Stop Blocking Golf Shots to the Right

Good golfers don't slice. Good golfers “block” their shots.

The slice and the block may end up in the same place – right of the target – but the causes are different. Where the standard left-to-right slice is caused by an over-the-top swing path and an open clubface, the block happens when an inside-to-out path is paired with an open clubface. Thus, a block starts right and fades slightly farther right.

The block is often referred to as “the good player's miss” because lesser golfers rarely achieve the coveted inside-out swing needed to hit a draw. Think of it as a good-news, bad-news proposition.

If you tend to block shots with the driver or fairway clubs, the culprit is likely one of these simple flaws:

1. Setting up with the ball too far back in your stance.

2. Taking the club back on an exaggerated inside arc.

3. Sliding the hips laterally on the downswing, or rotating them too quickly left of target.

The first problem is easy to cure. Just move the ball toward your front foot a little at a time until you find the “sweet spot” which produces a slight draw.

If #2 is your issue, practice a takeaway that follows the target line for 8” – 12” before curving to the inside. On the range, place a clubhead cover about 6” directly behind your ball, then sweep it away when taking the club back.

As for #3, try this drill to synchronize your upper and lower body movements:

  • Set up to hit your driver, but place your feet close together – no more than a foot apart.
  • Hit several shots while swinging at about 75% of full power.

You'll find it impossible to slide the hips toward the target while maintaining balance. Instead, you'll have to rotate smoothly, allowing the shoulders and arms to keep pace. Bye-bye, block.

Stop Blocking Golf Shots to the Right

Stop Blocking Golf Shots to the Right

The goal in the game of golf, no matter what kind of shot you are facing, is to hit the target. Each shot that you attempt should have a specific target as its focus, as you are going to do your best to hit that target as accurately as possible. Golf is an extremely difficult game, of course, so you aren't going to hit your target every time. However, with plenty of practice and attention to detail, you can consistently improve your ability to send the ball directly at the target you have selected.

Unfortunately, there are a few ways in which your shot can go wrong, resulting in a ball flight that ends up nowhere near your chosen target. In this article, we are going to look at once specific problem that will send your ball off line – the block to the right. For a right handed golfer, blocking the ball to the right of the target is a common mistake that will often lead to a bogey or worse on the scorecard. Of course, if you play left handed, a block is actually a shot that flies out to the left rather than the right. Either way, this is a shot that you need to eliminate from your game as soon as possible if you wish to lower your scores.
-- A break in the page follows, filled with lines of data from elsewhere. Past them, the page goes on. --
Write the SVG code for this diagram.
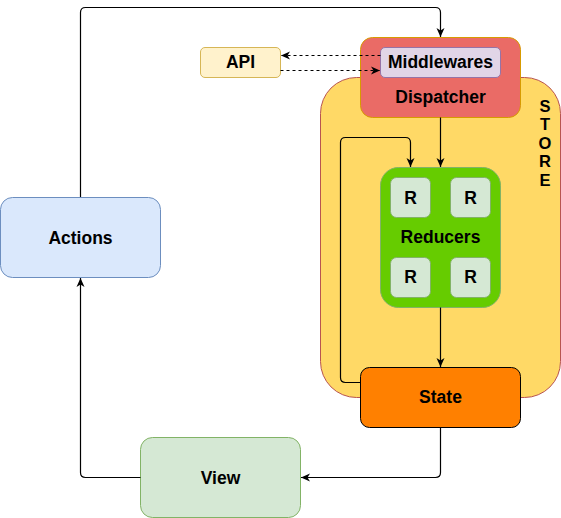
<svg xmlns="http://www.w3.org/2000/svg" width="561" height="518" viewBox="0 0 561 518">
<defs>
<marker id="arr" viewBox="0 0 10 10" refX="9" refY="5" markerWidth="10" markerHeight="10" markerUnits="userSpaceOnUse" orient="auto">
<path d="M0,1 L9,5 L0,9 L2.5,5 Z" fill="#000"/>
</marker>
<style>
text{font-family:"Liberation Sans",Arial,sans-serif;font-weight:bold;font-size:17.5px;fill:#000;text-anchor:middle}
text.s{font-size:16.5px}
.c{fill:none;stroke:#000;stroke-width:1.2}
.d{stroke-dasharray:3 3}
</style>
</defs>
<g id="store">
<rect x="320.5" y="77.5" width="240" height="320" rx="36" fill="#FFD966" stroke="#b85450"/>
<text class="s" x="545" y="111.5">S</text>
<text class="s" x="545" y="130">T</text>
<text class="s" x="545" y="148.5">O</text>
<text class="s" x="545" y="167">R</text>
<text class="s" x="545" y="185.5">E</text>
</g>
<g id="api">
<rect x="200.5" y="47.5" width="80" height="30" rx="4.5" fill="#fff2cc" stroke="#d6b656"/>
<text x="240.5" y="68.3">API</text>
</g>
<g id="dispatcher">
<rect x="360.5" y="37.5" width="160" height="80" rx="12" fill="#EA6B66" stroke="#d79b00"/>
<text x="440.5" y="103.3">Dispatcher</text>
</g>
<g id="middlewares">
<rect x="380.5" y="47.5" width="120" height="30" rx="4.5" fill="#e1d5e7" stroke="#9673a6"/>
<text x="440.5" y="68">Middlewares</text>
</g>
<g id="reducers">
<rect x="380.5" y="167.5" width="120" height="140" rx="18" fill="#66CC00" stroke="#82b366"/>
<text x="440.5" y="243.3">Reducers</text>
</g>
<g id="r1"><rect x="390.5" y="177.5" width="40" height="40" rx="6" fill="#d5e8d4" stroke="#82b366"/><text x="410.5" y="204.3">R</text></g>
<g id="r2"><rect x="450.5" y="177.5" width="40" height="40" rx="6" fill="#d5e8d4" stroke="#82b366"/><text x="470.5" y="204.3">R</text></g>
<g id="r3"><rect x="390.5" y="257.5" width="40" height="40" rx="6" fill="#d5e8d4" stroke="#82b366"/><text x="410.5" y="283.3">R</text></g>
<g id="r4"><rect x="450.5" y="257.5" width="40" height="40" rx="6" fill="#d5e8d4" stroke="#82b366"/><text x="470.5" y="283.3">R</text></g>
<g id="state">
<rect x="360.5" y="367.5" width="160" height="60" rx="9" fill="#FF8000" stroke="#000"/>
<text x="440.5" y="403.3">State</text>
</g>
<g id="actions">
<rect x="0.5" y="197.5" width="160" height="80" rx="12" fill="#dae8fc" stroke="#6c8ebf"/>
<text x="80.5" y="244">Actions</text>
</g>
<g id="view">
<rect x="140.5" y="437.5" width="160" height="80" rx="12" fill="#d5e8d4" stroke="#82b366"/>
<text x="220.5" y="484">View</text>
</g>
<g id="connectors">
<path class="c" d="M80.5,197 V12.5 Q80.5,7.5 85.5,7.5 H435.5 Q440.5,7.5 440.5,12.5 V37" marker-end="url(#arr)"/>
<path class="c" d="M440.5,117.5 V167" marker-end="url(#arr)"/>
<path class="c" d="M440.5,307.5 V367" marker-end="url(#arr)"/>
<path class="c" d="M360.5,382.5 H345.5 Q340.5,382.5 340.5,377.5 V142.5 Q340.5,137.5 345.5,137.5 H405.5 Q410.5,137.5 410.5,142.5 V167" marker-end="url(#arr)"/>
<path class="c" d="M440.5,427.5 V472.5 Q440.5,477.5 435.5,477.5 H301" marker-end="url(#arr)"/>
<path class="c" d="M140.5,477.5 H85.5 Q80.5,477.5 80.5,472.5 V278" marker-end="url(#arr)"/>
<path class="c d" d="M380.5,55.5 H281" marker-end="url(#arr)"/>
<path class="c d" d="M280.5,70.5 H380" marker-end="url(#arr)"/>
</g>
</svg>
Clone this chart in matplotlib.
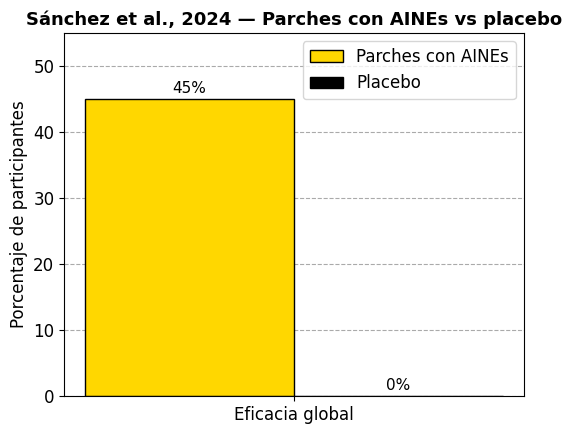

Before we get into the details of how you can eliminate the block from your game, we first need to define it accurately. Not all shots that are missed to the right of the target are going to be classified as a block, so it is important that you understand what this shot looks like when it does pop up. Unlike a slice, a block is a shot that flies mostly straight while it is in the air. However, it starts well to the right of the target line, so it never has a chance to finish near the intended target. Quite simply, you will know you have hit a block when you see the ball start to the right of your target and fly straight out in that direction until it lands.

Many amateur golfers who think they are dealing with a slice are actually hitting a block. Both of these shots wind up with the ball finishing way right of its ideal target, but that doesn't mean you can fix them in the same way. The changes you need to make in order to get rid of a slice are quite different from those that are needed to fix a block. Before making any changes at all to the physical mechanics of your swing, be sure to confirm that you have properly identified the problem at hand. Only when you know for certain that you are struggling with a block should you move forward in trying to correct that error.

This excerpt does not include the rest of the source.